- _Data lines_:
[Begin]

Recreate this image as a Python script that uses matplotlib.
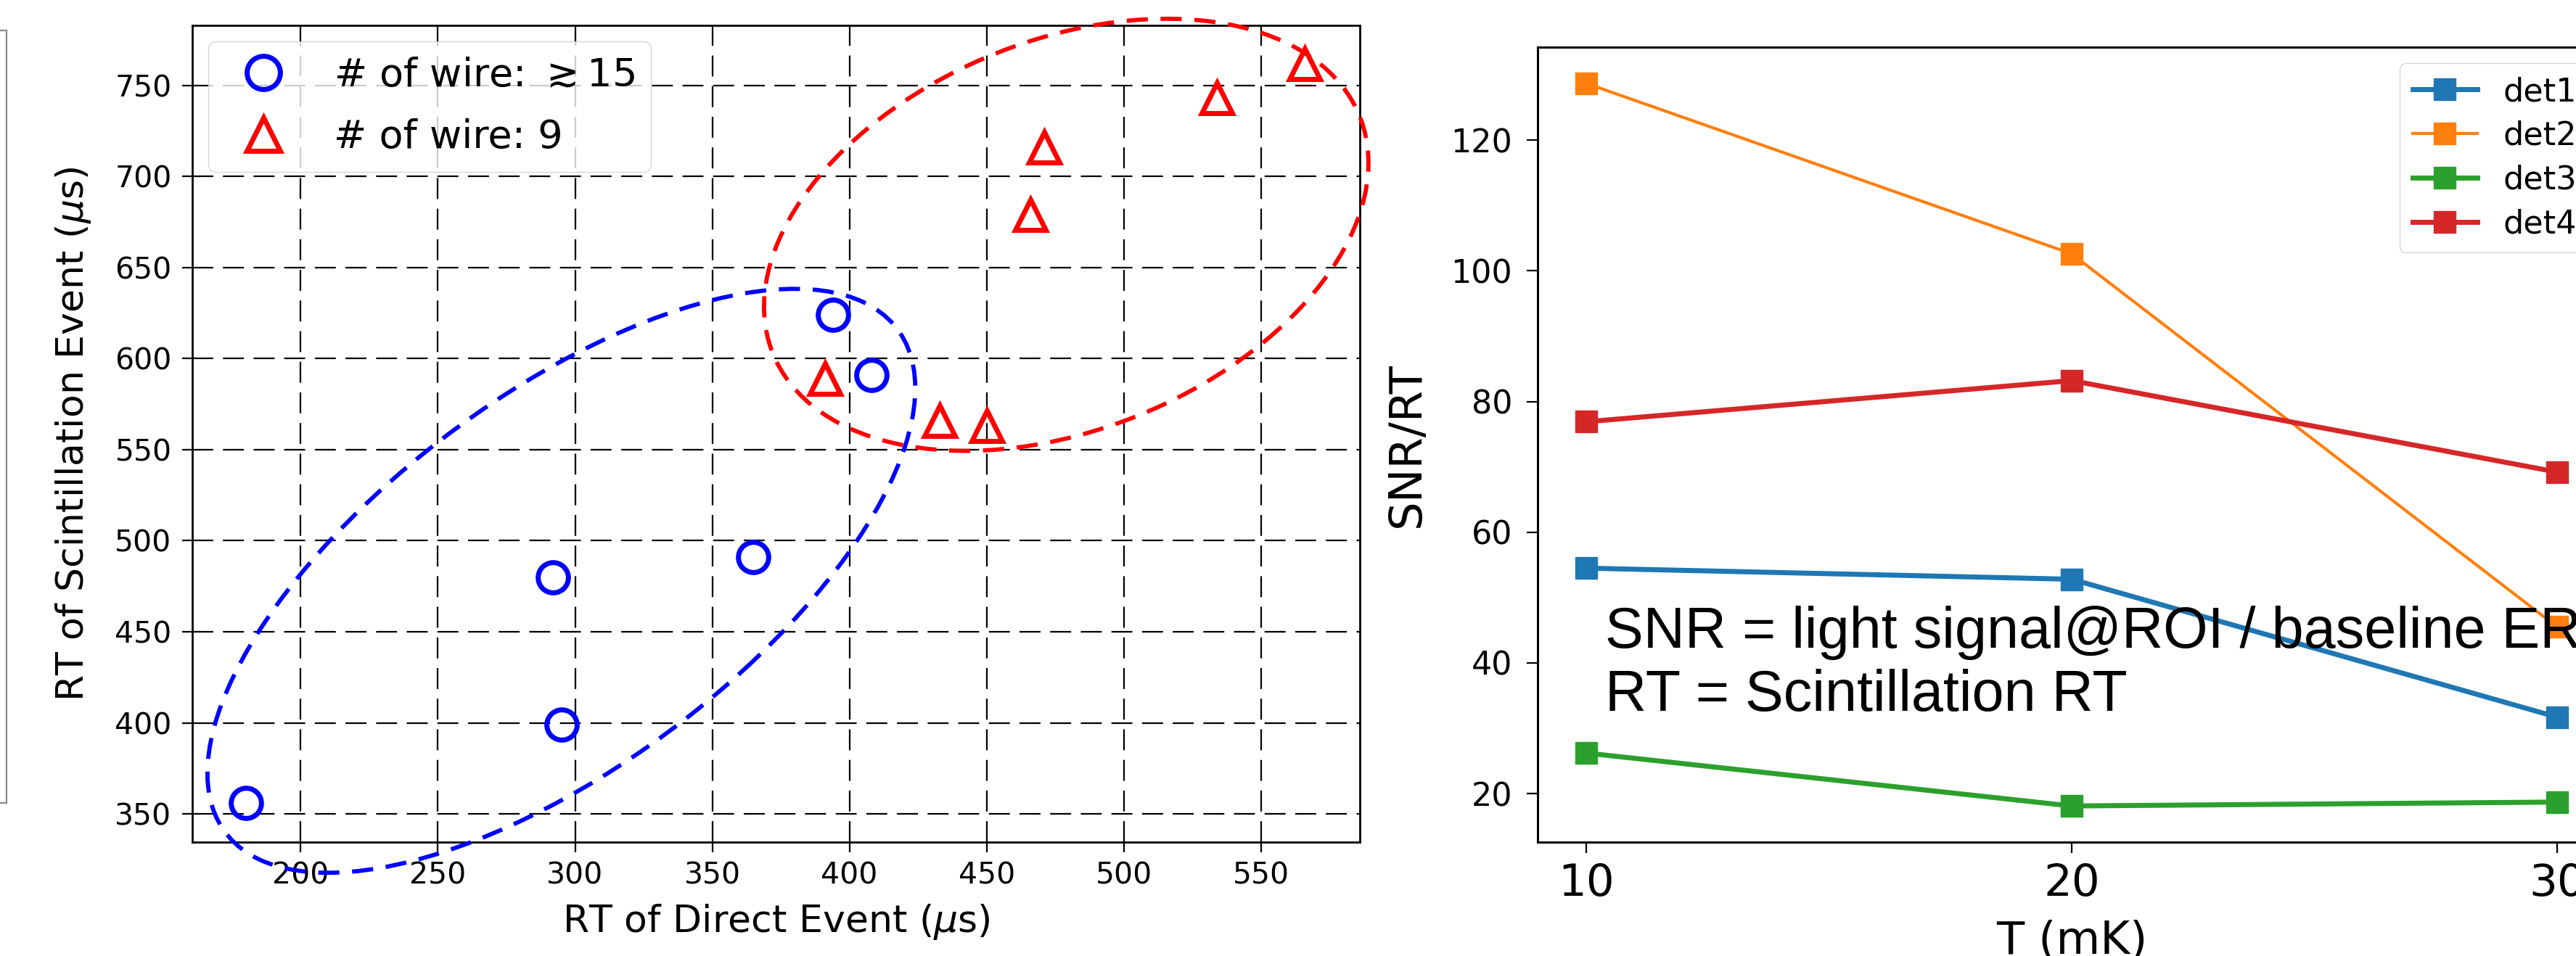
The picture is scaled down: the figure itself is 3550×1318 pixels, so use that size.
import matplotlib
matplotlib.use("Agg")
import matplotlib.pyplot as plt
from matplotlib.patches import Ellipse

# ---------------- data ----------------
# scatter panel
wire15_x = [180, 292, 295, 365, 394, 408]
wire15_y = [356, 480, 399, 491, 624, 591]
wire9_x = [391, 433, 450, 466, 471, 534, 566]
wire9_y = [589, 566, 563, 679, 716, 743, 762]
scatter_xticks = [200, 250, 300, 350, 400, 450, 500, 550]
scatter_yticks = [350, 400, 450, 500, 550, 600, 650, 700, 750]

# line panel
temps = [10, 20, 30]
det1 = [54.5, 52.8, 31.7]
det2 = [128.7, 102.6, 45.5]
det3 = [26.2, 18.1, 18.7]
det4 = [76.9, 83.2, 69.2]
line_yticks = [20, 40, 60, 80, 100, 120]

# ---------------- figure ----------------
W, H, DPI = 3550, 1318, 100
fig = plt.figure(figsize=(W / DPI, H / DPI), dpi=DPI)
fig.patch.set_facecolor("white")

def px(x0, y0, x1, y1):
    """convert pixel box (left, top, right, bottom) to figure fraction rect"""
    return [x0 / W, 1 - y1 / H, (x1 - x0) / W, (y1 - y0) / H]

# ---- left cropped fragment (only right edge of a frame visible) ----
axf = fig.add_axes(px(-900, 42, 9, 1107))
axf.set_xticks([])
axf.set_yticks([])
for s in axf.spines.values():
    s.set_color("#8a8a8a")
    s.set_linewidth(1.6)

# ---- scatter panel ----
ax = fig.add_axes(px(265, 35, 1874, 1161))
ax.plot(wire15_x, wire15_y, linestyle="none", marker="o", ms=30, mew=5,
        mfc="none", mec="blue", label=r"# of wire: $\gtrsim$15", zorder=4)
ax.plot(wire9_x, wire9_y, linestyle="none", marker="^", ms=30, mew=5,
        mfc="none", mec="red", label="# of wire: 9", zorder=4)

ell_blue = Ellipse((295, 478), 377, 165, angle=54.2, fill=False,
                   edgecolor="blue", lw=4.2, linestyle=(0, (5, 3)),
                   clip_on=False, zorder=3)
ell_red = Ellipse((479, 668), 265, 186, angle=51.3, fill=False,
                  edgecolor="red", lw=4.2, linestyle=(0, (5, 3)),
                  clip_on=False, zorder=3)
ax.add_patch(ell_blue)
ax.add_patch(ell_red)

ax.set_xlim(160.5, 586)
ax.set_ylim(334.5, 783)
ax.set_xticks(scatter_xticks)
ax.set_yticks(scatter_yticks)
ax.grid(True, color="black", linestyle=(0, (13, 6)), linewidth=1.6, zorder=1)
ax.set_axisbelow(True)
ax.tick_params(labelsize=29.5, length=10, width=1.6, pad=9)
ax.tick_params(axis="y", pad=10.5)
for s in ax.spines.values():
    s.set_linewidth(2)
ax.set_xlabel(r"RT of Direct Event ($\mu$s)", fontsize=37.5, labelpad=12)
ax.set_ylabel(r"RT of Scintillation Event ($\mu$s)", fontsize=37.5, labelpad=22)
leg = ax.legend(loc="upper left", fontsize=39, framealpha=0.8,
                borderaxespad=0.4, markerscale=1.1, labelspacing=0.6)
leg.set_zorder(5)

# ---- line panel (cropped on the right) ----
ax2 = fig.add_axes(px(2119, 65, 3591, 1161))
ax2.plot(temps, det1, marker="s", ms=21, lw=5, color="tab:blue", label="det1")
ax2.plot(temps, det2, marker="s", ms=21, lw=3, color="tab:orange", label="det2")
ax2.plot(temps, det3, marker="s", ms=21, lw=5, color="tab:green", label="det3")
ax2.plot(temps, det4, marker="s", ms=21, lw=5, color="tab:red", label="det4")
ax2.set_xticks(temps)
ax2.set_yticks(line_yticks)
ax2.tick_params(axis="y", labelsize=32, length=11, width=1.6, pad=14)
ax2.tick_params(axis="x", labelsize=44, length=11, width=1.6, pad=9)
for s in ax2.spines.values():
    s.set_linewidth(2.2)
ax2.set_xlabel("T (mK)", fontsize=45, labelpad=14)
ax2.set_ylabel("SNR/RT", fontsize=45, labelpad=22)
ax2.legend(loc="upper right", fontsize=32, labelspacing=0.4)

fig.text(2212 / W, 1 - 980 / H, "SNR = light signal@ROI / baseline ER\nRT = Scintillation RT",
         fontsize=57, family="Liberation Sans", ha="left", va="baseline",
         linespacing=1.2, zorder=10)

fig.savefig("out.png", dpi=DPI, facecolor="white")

[End]

- _Problem description_:
Copy each line of the listing that holds the word "figure".

- _Exercise output_:
The picture is scaled down: the figure itself is 3550×1318 pixels, so use that size.
# ---------------- figure ----------------
fig = plt.figure(figsize=(W / DPI, H / DPI), dpi=DPI)
    """convert pixel box (left, top, right, bottom) to figure fraction rect"""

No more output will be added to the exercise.